As a teenager I used to love going to theatres and galleries, but the more my movements and noises made me stand out, the harder I found it to go. And I’m not alone. In 2014, when I started work on my first stage show Backstage in Biscuit Land, I Googled “Tourettes theatre” and nearly all the top results were accounts of people with tics being asked to leave theatres or sit separately. Do the same search now and you’ll find information about relaxed performances among the top results.
I created Backstage in Biscuit Land after a particularly distressing experience at a theatre in London when I was asked to move to the sound booth halfway through a show because of the noises I was making. As I sat sobbing in the booth, I promised myself I’d never set foot in another theatre again.
Thankfully that wasn’t a promise I kept.

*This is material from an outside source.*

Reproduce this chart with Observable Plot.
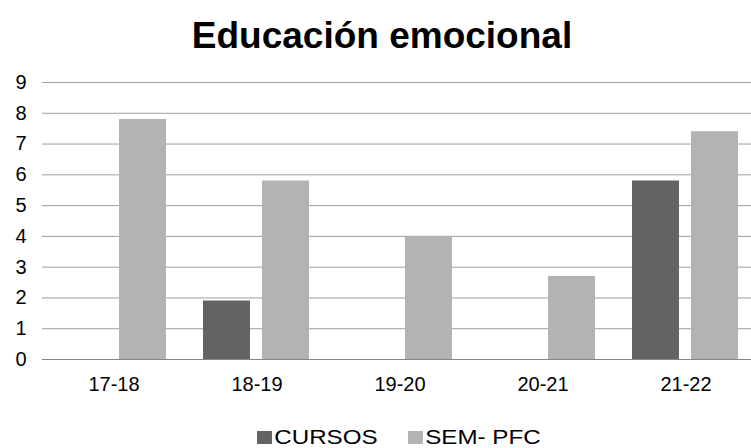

Instead I decided to occupy the one seat in the house I wouldn’t be asked to leave – on the stage. As well as telling my story, Biscuit Land also promotes relaxed performances. This growing movement takes a flexible approach to noise and movement coming from the audience and extends a warm invitation to all.
Everyone can benefit from being at a relaxed performance. This might include autistic people, those with learning disabilities, movement disorders, dementia, babies, or just people with very loud laughs. When they’re done right these performances give the whole audience the freedom to relax, move about and make noise. This fosters a more accepting and exciting experience for everyone.
People seem to worry that relaxing the rules of theatre etiquette will lead to anarchy. It won’t. But it does make space for inclusivity. There is so much amazing work out there, and I don’t want anyone to miss out because of preconceptions about who it’s for or how it should be enjoyed.
But disabled people shouldn’t have to take to the stage just to feel safe in the theatre, and this is where our work with Battersea Arts Centre comes in. For the past three years we’ve been working with BAC on an Arts Council England Change Maker project. Together we’ve been exploring what a relaxed venue could be – a process that culminates this month with its official launch as the first ever relaxed venue.
Relaxed venues flip assumptions about theatre etiquette. Rather than demanding reverent silence at every show, it embeds a ‘relaxed approach’ across all of its spaces and programmes.
We’ve gone through a process of reviewing, creating, testing and embedding inclusive practice at BAC. We worked across teams with staff at every level to identify disabling barriers and develop creative solutions to them. We’ve developed a methodology we’re keen to share with other venues.
Early in the process, three guiding commitments emerged for what relaxed venues will need to make. These promises can radically improve disabled people’s experience of public spaces.
1. No new barriers. A relaxed venue understands that people with impairments are disabled by environments, systems and attitudes that do not consider difference in how they are set up. A relaxed venue commits to considering access at every stage of a project, and creating no new disabling barriers in its work.
This commitment is powerful and pragmatic. It understands that while you might inevitably inherit barriers that need time and resources to remove, you can make an impact straight away. This in turn means there will be fewer barriers for future generations to grapple with.
2. Equality of experience. A relaxed venue goes beyond being technically accessible to disabled people and understands that there needs to be parity in the services it provides. This doesn’t mean everyone has to experience exactly the same thing, but it does mean that thought is put into how experiences feel for all audiences, staff and artists.
3. Reduce fuss. Relaxed venues acknowledge the cumulative impact that experiencing barriers has on individual and community well-being, and therefore commits to reducing fuss around access requirements by ensuring they are understood, embedded and as seamless as possible.
These commitments are simple, yet they have the potential to radically change the experience of disabled people in our shared cultural spaces as audience, artists, staff and leaders.
Taking an inclusive approach doesn’t need to be complicated. It’s the difference between assuming that everyone does things the same way, and an understanding that we all do things differently. This shift in thinking goes beyond disability and is something we can all benefit from.
I used to think attitude change was a long, drawn-out process. Touretteshero has taught me it can actually happen very quickly. Access is an asset, and developing a strong inclusive practice adds value: socially, ethically, creatively and financially.
I’d like all venues to think about how the systems, structures and attitudes they create have the power to include or exclude. Small acts of inclusivity build into something positive rather than maintaining something negative. In a time of increasing division, it’s more important than ever that we think and act inclusively every day.